A donor-pays philanthropy-advice-first model solves several of these problems.
If your model focuses primarily on providing advice to donors, your scope is “anything which is relevant to donating”, which is broad enough that you’re bound to have lots of high-impact research to do, which helps with constraint 1.
Strategising and prioritisation are much easier when you’re knee-deep in supporting donors with their donations—this highlights the pain points in making good giving decisions, which helps with constraint 2.
If donors perceive that the research is worth funding, and have potentially had input into the ideation of the research project, they are likely to be willing to fund it, which helps with constraint 6.
This explains why SoGive adopted this model.

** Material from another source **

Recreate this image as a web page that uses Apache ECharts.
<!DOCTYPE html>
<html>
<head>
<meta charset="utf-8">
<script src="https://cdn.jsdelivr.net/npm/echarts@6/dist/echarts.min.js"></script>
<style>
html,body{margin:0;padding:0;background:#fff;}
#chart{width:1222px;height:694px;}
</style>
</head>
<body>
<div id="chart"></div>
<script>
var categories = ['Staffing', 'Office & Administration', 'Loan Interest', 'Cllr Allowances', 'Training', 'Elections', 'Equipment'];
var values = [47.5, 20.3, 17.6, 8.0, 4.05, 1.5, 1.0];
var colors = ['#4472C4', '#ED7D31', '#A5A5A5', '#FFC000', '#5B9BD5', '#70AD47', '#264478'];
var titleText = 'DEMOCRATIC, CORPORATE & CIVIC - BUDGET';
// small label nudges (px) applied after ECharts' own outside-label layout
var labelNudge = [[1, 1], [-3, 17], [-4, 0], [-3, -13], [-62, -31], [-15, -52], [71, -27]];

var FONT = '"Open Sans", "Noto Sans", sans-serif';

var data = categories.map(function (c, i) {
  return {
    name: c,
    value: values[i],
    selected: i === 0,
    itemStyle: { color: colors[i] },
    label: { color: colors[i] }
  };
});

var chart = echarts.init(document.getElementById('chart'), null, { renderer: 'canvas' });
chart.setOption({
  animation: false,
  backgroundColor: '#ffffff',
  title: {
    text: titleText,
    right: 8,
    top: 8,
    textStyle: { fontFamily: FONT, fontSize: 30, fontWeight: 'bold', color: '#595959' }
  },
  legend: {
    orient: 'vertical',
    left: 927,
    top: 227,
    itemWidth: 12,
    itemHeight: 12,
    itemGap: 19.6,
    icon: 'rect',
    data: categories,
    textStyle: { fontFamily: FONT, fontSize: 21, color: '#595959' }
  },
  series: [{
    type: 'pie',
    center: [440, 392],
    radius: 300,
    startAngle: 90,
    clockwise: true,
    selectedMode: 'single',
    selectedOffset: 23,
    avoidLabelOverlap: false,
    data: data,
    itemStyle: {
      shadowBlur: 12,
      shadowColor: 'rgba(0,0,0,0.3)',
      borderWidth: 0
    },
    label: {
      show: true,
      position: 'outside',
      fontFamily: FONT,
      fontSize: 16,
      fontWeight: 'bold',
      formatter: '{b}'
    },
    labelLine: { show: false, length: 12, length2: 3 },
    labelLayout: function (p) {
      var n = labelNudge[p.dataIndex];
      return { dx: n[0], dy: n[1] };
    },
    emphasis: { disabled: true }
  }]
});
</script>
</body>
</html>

Largely agree with these only one I would add to/ expand on is 2. There is both the vision/disentanglement type aspect of this but also having sufficient evidence that a particular type of research is worth doing. Maybe I’m just bad at 2 but I suspect the reason 1 is never reported as a constraint is it’s much easier to think of plausible exciting research projects and hard to confidently prove/disprove a project’s theory of change. Researchers in lots of disciplines come up with seemly good research questions (to them) all the time but very little research is actually high impact. So I suspect in practise most research organizations should be constrained by this more than they are.
I’m interested what you think is both the constraight most organizations would report and if you think this lines up with what their actual constraints are
I agree completely.
I’d guess most people report funding, talent, or management constraints. Personally, I think I’ve found myself constrained by all of these except (1) at one point or another.
The problem with the strategy constraint is that you often don’t know if you’re faced with that constraint because you may not know your strategy is bad. As you say and I agree—empirically, a lot of people engage on bad strategies. Maybe I’m one of them? Would be hard to tell.
I also think organizations frequently underrate the extent to which they might be constrained on ops.
Thansk for writing this! This is a very useful framework to think about growth in an org. I’d say it’s also relevant for meta-EA regional orgs (MEAROs)?